[Begin]

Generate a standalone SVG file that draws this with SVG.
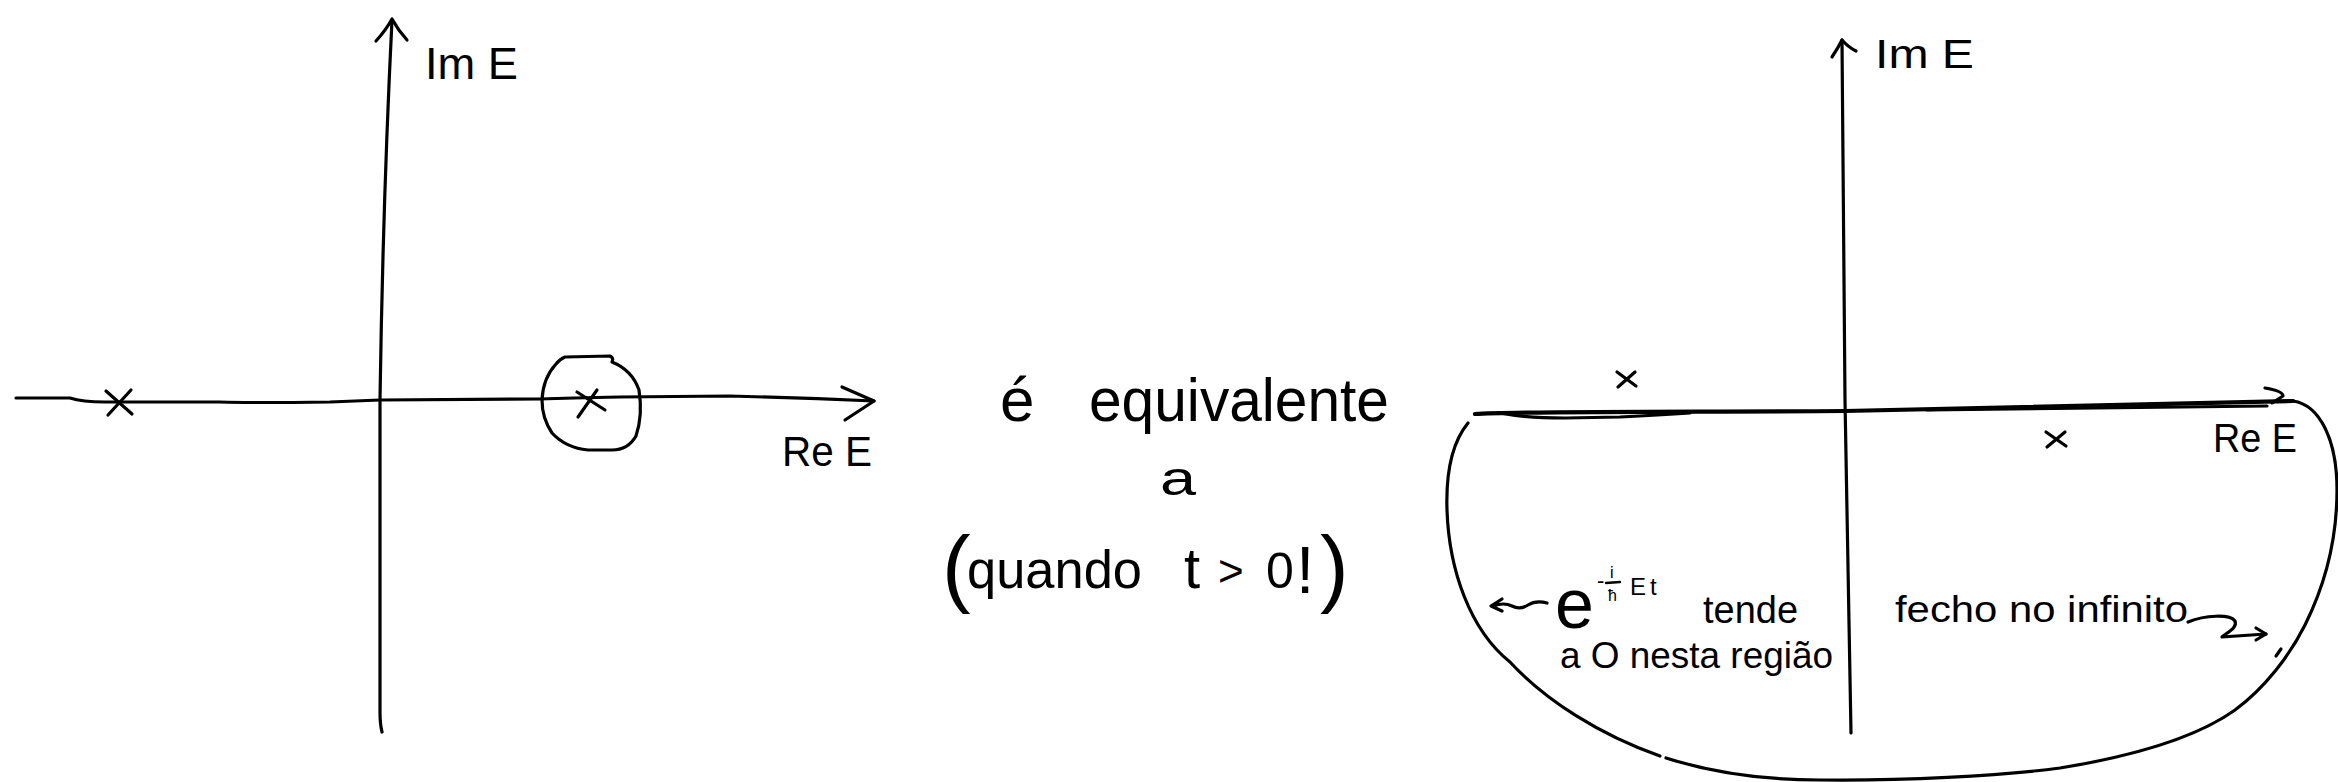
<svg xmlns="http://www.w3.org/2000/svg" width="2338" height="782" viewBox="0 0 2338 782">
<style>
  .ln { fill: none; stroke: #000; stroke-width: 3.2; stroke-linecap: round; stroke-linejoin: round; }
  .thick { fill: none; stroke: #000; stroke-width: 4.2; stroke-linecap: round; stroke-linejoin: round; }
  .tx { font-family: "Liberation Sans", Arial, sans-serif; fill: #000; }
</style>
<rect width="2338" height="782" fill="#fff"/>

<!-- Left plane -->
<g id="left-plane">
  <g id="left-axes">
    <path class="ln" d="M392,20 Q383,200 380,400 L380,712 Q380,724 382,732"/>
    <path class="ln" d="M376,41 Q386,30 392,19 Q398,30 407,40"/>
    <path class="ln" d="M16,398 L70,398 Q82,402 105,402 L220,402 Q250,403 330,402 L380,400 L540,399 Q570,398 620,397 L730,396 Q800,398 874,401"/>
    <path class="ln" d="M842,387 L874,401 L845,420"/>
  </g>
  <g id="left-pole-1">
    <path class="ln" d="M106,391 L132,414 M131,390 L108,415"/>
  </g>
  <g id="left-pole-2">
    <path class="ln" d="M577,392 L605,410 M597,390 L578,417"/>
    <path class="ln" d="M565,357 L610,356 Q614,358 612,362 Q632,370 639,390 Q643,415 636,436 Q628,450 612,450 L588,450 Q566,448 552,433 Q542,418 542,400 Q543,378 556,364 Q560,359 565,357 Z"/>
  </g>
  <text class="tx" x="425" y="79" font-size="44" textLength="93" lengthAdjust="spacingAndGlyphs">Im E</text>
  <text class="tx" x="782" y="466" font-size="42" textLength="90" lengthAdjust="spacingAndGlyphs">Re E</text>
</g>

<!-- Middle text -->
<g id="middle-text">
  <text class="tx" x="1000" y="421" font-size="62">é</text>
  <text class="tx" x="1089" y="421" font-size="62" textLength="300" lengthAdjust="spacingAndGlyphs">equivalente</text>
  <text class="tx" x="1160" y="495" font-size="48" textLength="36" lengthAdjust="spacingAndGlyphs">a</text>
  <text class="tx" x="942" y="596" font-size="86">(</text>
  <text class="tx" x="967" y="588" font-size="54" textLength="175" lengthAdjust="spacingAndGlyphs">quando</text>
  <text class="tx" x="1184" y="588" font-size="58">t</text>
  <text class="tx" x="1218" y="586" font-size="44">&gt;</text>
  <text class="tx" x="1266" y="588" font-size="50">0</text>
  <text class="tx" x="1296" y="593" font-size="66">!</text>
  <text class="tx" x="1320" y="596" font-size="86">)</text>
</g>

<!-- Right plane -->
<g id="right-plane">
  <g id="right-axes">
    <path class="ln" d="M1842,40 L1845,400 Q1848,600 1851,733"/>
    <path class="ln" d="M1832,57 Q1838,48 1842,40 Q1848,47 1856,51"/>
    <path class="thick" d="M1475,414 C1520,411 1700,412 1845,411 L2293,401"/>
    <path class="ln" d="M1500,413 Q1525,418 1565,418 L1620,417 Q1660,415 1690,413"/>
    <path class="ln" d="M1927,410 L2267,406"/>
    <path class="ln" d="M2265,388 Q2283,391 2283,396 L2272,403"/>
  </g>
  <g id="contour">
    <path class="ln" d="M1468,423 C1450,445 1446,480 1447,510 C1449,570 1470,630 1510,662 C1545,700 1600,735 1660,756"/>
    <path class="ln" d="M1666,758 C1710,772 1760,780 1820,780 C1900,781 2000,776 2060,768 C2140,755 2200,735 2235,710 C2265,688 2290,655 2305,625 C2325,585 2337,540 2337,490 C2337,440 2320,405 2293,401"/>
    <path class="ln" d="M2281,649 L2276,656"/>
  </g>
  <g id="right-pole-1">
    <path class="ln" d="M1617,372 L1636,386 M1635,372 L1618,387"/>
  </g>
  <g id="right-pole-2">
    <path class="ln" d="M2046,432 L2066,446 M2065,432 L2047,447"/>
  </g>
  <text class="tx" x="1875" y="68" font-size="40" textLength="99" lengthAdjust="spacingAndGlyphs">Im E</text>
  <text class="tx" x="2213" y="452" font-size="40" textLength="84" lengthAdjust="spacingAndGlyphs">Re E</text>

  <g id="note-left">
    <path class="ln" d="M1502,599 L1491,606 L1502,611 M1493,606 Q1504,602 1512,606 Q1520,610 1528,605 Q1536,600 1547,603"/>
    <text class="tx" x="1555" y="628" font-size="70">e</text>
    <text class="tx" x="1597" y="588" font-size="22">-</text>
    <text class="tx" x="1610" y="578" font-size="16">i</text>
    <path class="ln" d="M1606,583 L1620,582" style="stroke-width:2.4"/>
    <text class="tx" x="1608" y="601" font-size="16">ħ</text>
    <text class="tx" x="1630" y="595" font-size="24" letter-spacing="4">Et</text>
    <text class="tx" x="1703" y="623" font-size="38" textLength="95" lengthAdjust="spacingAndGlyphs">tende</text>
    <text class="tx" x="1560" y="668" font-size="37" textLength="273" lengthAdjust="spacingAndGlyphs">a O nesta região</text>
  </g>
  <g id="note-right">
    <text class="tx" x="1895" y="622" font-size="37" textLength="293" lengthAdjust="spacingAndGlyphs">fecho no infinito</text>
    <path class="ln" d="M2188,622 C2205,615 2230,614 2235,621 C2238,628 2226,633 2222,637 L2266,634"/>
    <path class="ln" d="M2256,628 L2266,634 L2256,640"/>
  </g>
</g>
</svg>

[End]

= WHAT TO WORK ON =
Reproduce the material word for word, minus the images.

= EXERCISE OUTPUT =
Generate a standalone SVG file that draws this with SVG.
<svg xmlns="http://www.w3.org/2000/svg" width="2338" height="782" viewBox="0 0 2338 782">
<style>
  .ln { fill: none; stroke: #000; stroke-width: 3.2; stroke-linecap: round; stroke-linejoin: round; }
  .thick { fill: none; stroke: #000; stroke-width: 4.2; stroke-linecap: round; stroke-linejoin: round; }
  .tx { font-family: "Liberation Sans", Arial, sans-serif; fill: #000; }
</style>
<rect width="2338" height="782" fill="#fff"/>

<!-- Left plane -->
<g id="left-plane">
  <g id="left-axes">
    <path class="ln" d="M392,20 Q383,200 380,400 L380,712 Q380,724 382,732"/>
    <path class="ln" d="M376,41 Q386,30 392,19 Q398,30 407,40"/>
    <path class="ln" d="M16,398 L70,398 Q82,402 105,402 L220,402 Q250,403 330,402 L380,400 L540,399 Q570,398 620,397 L730,396 Q800,398 874,401"/>
    <path class="ln" d="M842,387 L874,401 L845,420"/>
  </g>
  <g id="left-pole-1">
    <path class="ln" d="M106,391 L132,414 M131,390 L108,415"/>
  </g>
  <g id="left-pole-2">
    <path class="ln" d="M577,392 L605,410 M597,390 L578,417"/>
    <path class="ln" d="M565,357 L610,356 Q614,358 612,362 Q632,370 639,390 Q643,415 636,436 Q628,450 612,450 L588,450 Q566,448 552,433 Q542,418 542,400 Q543,378 556,364 Q560,359 565,357 Z"/>
  </g>
  <text class="tx" x="425" y="79" font-size="44" textLength="93" lengthAdjust="spacingAndGlyphs">Im E</text>
  <text class="tx" x="782" y="466" font-size="42" textLength="90" lengthAdjust="spacingAndGlyphs">Re E</text>
</g>

<!-- Middle text -->
<g id="middle-text">
  <text class="tx" x="1000" y="421" font-size="62">é</text>
  <text class="tx" x="1089" y="421" font-size="62" textLength="300" lengthAdjust="spacingAndGlyphs">equivalente</text>
  <text class="tx" x="1160" y="495" font-size="48" textLength="36" lengthAdjust="spacingAndGlyphs">a</text>
  <text class="tx" x="942" y="596" font-size="86">(</text>
  <text class="tx" x="967" y="588" font-size="54" textLength="175" lengthAdjust="spacingAndGlyphs">quando</text>
  <text class="tx" x="1184" y="588" font-size="58">t</text>
  <text class="tx" x="1218" y="586" font-size="44">&gt;</text>
  <text class="tx" x="1266" y="588" font-size="50">0</text>
  <text class="tx" x="1296" y="593" font-size="66">!</text>
  <text class="tx" x="1320" y="596" font-size="86">)</text>
</g>

<!-- Right plane -->
<g id="right-plane">
  <g id="right-axes">
    <path class="ln" d="M1842,40 L1845,400 Q1848,600 1851,733"/>
    <path class="ln" d="M1832,57 Q1838,48 1842,40 Q1848,47 1856,51"/>
    <path class="thick" d="M1475,414 C1520,411 1700,412 1845,411 L2293,401"/>
    <path class="ln" d="M1500,413 Q1525,418 1565,418 L1620,417 Q1660,415 1690,413"/>
    <path class="ln" d="M1927,410 L2267,406"/>
    <path class="ln" d="M2265,388 Q2283,391 2283,396 L2272,403"/>
  </g>
  <g id="contour">
    <path class="ln" d="M1468,423 C1450,445 1446,480 1447,510 C1449,570 1470,630 1510,662 C1545,700 1600,735 1660,756"/>
    <path class="ln" d="M1666,758 C1710,772 1760,780 1820,780 C1900,781 2000,776 2060,768 C2140,755 2200,735 2235,710 C2265,688 2290,655 2305,625 C2325,585 2337,540 2337,490 C2337,440 2320,405 2293,401"/>
    <path class="ln" d="M2281,649 L2276,656"/>
  </g>
  <g id="right-pole-1">
    <path class="ln" d="M1617,372 L1636,386 M1635,372 L1618,387"/>
  </g>
  <g id="right-pole-2">
    <path class="ln" d="M2046,432 L2066,446 M2065,432 L2047,447"/>
  </g>
  <text class="tx" x="1875" y="68" font-size="40" textLength="99" lengthAdjust="spacingAndGlyphs">Im E</text>
  <text class="tx" x="2213" y="452" font-size="40" textLength="84" lengthAdjust="spacingAndGlyphs">Re E</text>

  <g id="note-left">
    <path class="ln" d="M1502,599 L1491,606 L1502,611 M1493,606 Q1504,602 1512,606 Q1520,610 1528,605 Q1536,600 1547,603"/>
    <text class="tx" x="1555" y="628" font-size="70">e</text>
    <text class="tx" x="1597" y="588" font-size="22">-</text>
    <text class="tx" x="1610" y="578" font-size="16">i</text>
    <path class="ln" d="M1606,583 L1620,582" style="stroke-width:2.4"/>
    <text class="tx" x="1608" y="601" font-size="16">ħ</text>
    <text class="tx" x="1630" y="595" font-size="24" letter-spacing="4">Et</text>
    <text class="tx" x="1703" y="623" font-size="38" textLength="95" lengthAdjust="spacingAndGlyphs">tende</text>
    <text class="tx" x="1560" y="668" font-size="37" textLength="273" lengthAdjust="spacingAndGlyphs">a O nesta região</text>
  </g>
  <g id="note-right">
    <text class="tx" x="1895" y="622" font-size="37" textLength="293" lengthAdjust="spacingAndGlyphs">fecho no infinito</text>
    <path class="ln" d="M2188,622 C2205,615 2230,614 2235,621 C2238,628 2226,633 2222,637 L2266,634"/>
    <path class="ln" d="M2256,628 L2266,634 L2256,640"/>
  </g>
</g>
</svg>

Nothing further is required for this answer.